-- INFORMATION GIVEN start --

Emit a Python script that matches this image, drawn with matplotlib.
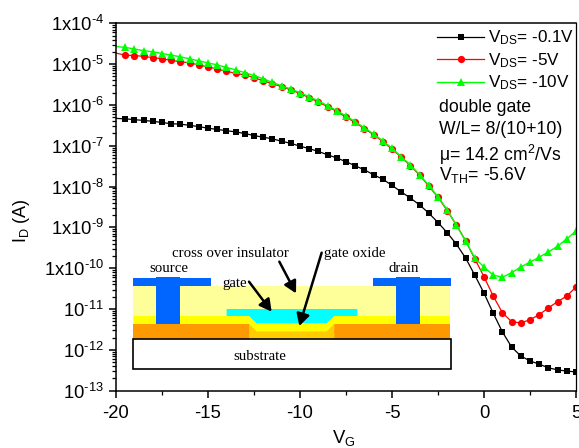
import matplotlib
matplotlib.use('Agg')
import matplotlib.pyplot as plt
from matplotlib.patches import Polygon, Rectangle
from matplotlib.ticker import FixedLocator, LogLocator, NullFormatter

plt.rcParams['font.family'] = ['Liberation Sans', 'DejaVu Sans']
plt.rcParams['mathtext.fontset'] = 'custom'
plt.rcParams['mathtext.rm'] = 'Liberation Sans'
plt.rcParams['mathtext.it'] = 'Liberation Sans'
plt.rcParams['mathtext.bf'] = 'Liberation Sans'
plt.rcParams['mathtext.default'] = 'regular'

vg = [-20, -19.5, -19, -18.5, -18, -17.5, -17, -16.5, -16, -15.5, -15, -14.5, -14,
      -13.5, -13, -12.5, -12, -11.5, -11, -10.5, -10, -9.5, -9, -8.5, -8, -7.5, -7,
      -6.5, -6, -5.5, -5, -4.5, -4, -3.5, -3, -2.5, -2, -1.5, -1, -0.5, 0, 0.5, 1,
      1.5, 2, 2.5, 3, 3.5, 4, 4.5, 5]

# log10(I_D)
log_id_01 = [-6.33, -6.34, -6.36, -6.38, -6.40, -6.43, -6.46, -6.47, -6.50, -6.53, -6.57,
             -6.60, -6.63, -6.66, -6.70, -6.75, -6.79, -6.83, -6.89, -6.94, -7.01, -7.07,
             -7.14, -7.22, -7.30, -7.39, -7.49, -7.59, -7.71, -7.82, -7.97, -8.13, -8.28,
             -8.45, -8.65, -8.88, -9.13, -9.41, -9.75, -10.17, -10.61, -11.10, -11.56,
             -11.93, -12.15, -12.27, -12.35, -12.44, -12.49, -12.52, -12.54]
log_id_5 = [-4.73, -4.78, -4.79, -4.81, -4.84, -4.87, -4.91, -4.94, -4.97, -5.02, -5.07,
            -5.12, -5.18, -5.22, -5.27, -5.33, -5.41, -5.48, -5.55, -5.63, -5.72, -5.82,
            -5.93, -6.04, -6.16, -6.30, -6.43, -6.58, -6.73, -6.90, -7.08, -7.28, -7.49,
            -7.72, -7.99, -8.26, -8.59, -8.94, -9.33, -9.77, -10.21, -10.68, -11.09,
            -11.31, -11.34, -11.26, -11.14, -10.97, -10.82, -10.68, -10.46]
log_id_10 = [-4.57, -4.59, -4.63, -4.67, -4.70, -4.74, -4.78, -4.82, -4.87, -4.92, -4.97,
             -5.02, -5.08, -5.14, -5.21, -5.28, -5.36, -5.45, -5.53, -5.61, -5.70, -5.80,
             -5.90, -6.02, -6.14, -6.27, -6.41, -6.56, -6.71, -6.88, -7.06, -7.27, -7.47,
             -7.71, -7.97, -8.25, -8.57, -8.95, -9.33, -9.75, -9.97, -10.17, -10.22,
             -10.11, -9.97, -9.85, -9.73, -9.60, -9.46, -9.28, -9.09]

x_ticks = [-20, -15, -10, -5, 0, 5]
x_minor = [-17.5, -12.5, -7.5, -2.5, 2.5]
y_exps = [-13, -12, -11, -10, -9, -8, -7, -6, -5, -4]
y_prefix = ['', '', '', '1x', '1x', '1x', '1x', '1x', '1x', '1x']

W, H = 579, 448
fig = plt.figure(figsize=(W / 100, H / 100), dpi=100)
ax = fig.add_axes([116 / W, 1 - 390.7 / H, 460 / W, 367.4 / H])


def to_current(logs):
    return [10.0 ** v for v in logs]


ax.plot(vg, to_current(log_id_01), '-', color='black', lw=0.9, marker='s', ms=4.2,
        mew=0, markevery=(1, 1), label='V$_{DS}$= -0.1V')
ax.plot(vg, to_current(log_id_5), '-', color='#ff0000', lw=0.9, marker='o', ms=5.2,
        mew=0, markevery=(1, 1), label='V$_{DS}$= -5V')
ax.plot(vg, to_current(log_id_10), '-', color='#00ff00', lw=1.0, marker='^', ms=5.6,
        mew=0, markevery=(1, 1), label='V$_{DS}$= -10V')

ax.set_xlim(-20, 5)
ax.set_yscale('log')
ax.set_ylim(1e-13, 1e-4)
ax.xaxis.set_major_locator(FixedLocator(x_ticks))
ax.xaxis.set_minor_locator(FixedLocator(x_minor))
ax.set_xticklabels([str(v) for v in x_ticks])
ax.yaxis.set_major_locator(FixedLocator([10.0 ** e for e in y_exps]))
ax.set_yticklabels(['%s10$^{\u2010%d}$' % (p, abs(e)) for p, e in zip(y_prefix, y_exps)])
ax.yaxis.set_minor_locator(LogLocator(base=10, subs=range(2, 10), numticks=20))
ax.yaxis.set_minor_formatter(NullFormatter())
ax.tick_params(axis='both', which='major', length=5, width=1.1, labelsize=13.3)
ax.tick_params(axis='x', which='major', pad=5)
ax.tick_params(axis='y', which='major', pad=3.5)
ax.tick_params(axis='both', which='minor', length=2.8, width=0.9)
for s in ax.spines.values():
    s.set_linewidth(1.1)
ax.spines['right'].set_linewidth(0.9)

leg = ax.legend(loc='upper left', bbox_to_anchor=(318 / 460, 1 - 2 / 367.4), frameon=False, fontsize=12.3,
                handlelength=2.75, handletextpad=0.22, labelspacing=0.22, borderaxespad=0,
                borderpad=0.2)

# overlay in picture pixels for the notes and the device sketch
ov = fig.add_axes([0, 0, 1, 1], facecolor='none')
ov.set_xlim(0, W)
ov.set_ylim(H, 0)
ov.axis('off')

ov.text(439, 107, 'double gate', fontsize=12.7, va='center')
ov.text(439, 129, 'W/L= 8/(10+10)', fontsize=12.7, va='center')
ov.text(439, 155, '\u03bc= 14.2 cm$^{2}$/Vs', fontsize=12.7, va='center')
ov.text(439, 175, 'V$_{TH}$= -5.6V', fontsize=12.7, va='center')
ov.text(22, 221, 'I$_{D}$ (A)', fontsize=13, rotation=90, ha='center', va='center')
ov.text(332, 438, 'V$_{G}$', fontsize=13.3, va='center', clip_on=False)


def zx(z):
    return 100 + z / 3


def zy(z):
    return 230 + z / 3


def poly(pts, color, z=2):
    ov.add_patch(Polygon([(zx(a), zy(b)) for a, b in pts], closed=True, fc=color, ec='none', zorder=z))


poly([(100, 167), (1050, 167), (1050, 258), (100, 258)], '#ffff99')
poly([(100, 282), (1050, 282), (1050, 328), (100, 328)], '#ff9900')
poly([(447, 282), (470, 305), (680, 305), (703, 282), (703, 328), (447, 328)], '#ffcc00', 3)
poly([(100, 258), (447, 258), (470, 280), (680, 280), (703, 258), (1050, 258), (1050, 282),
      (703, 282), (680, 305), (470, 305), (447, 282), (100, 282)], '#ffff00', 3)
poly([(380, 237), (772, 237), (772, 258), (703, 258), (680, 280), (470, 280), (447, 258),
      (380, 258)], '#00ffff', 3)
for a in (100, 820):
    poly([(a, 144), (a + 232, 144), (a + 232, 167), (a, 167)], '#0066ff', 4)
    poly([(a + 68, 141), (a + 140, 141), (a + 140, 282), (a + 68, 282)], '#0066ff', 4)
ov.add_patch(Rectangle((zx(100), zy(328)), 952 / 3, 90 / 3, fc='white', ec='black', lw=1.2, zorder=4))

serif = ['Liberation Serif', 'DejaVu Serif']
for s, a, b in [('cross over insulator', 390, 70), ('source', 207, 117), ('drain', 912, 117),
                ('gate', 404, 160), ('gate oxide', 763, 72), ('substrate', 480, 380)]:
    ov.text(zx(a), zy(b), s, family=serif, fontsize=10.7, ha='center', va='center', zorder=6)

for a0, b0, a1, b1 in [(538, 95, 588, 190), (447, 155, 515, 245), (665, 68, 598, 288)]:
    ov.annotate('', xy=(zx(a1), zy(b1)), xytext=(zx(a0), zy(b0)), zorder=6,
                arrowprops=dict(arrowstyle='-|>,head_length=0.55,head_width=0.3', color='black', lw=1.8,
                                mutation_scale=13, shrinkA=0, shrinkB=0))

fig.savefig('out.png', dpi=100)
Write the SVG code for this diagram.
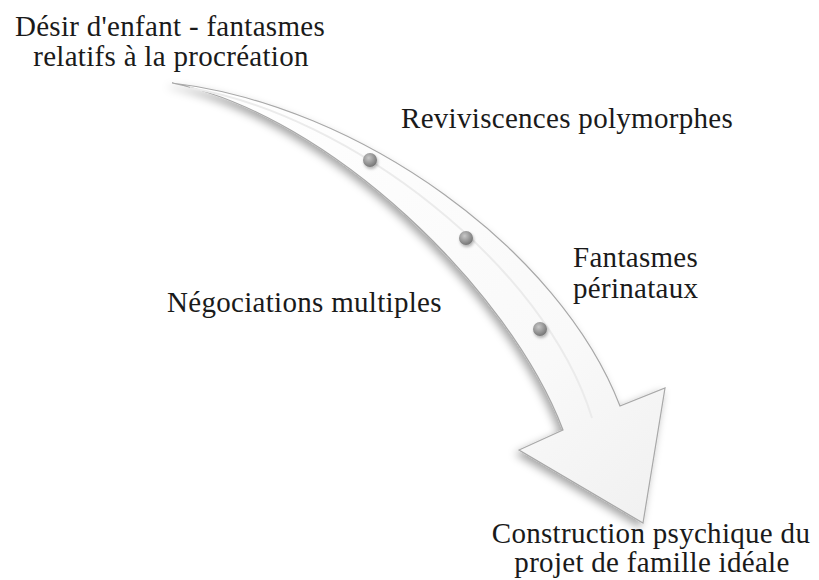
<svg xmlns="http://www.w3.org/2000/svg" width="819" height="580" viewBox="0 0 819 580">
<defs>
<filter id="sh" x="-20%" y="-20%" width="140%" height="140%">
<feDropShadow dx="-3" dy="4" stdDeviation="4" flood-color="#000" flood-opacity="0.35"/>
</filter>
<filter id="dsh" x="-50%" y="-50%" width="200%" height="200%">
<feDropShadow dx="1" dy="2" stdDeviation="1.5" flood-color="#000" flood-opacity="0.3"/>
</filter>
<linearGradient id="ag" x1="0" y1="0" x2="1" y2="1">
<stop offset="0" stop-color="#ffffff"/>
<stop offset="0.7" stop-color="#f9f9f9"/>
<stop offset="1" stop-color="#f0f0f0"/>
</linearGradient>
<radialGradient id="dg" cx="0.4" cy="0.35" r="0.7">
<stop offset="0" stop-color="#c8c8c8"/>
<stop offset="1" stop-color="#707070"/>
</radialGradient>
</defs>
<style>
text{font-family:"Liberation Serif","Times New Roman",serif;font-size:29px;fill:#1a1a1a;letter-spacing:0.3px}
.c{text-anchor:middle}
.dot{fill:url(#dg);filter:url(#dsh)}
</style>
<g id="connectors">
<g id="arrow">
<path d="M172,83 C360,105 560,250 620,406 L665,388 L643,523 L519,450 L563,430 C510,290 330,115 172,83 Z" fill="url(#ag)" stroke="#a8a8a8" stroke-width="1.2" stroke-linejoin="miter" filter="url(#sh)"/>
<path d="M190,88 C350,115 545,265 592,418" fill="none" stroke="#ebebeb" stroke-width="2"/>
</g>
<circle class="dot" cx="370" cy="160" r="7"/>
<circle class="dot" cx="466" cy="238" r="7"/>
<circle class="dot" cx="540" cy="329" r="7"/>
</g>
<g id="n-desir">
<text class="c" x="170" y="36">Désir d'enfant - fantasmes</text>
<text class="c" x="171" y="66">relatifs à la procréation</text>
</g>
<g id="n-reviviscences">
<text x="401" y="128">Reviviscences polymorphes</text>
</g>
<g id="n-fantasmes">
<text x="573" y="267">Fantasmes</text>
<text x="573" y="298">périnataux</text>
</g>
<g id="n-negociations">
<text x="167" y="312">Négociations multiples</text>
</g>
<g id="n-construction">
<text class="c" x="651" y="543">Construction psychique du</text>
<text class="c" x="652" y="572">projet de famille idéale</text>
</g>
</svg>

-- INFORMATION GIVEN end --

[TASK OBJECTIVE] Look at the listing and set down only the lines from its start through the line with "from matplotlib.ticker import", word for word and without pictures.

[RESPONSE FOR THIS EXERCISE]
Emit a Python script that matches this image, drawn with matplotlib.
import matplotlib
matplotlib.use('Agg')
import matplotlib.pyplot as plt
from matplotlib.patches import Polygon, Rectangle
from matplotlib.ticker import FixedLocator, LogLocator, NullFormatter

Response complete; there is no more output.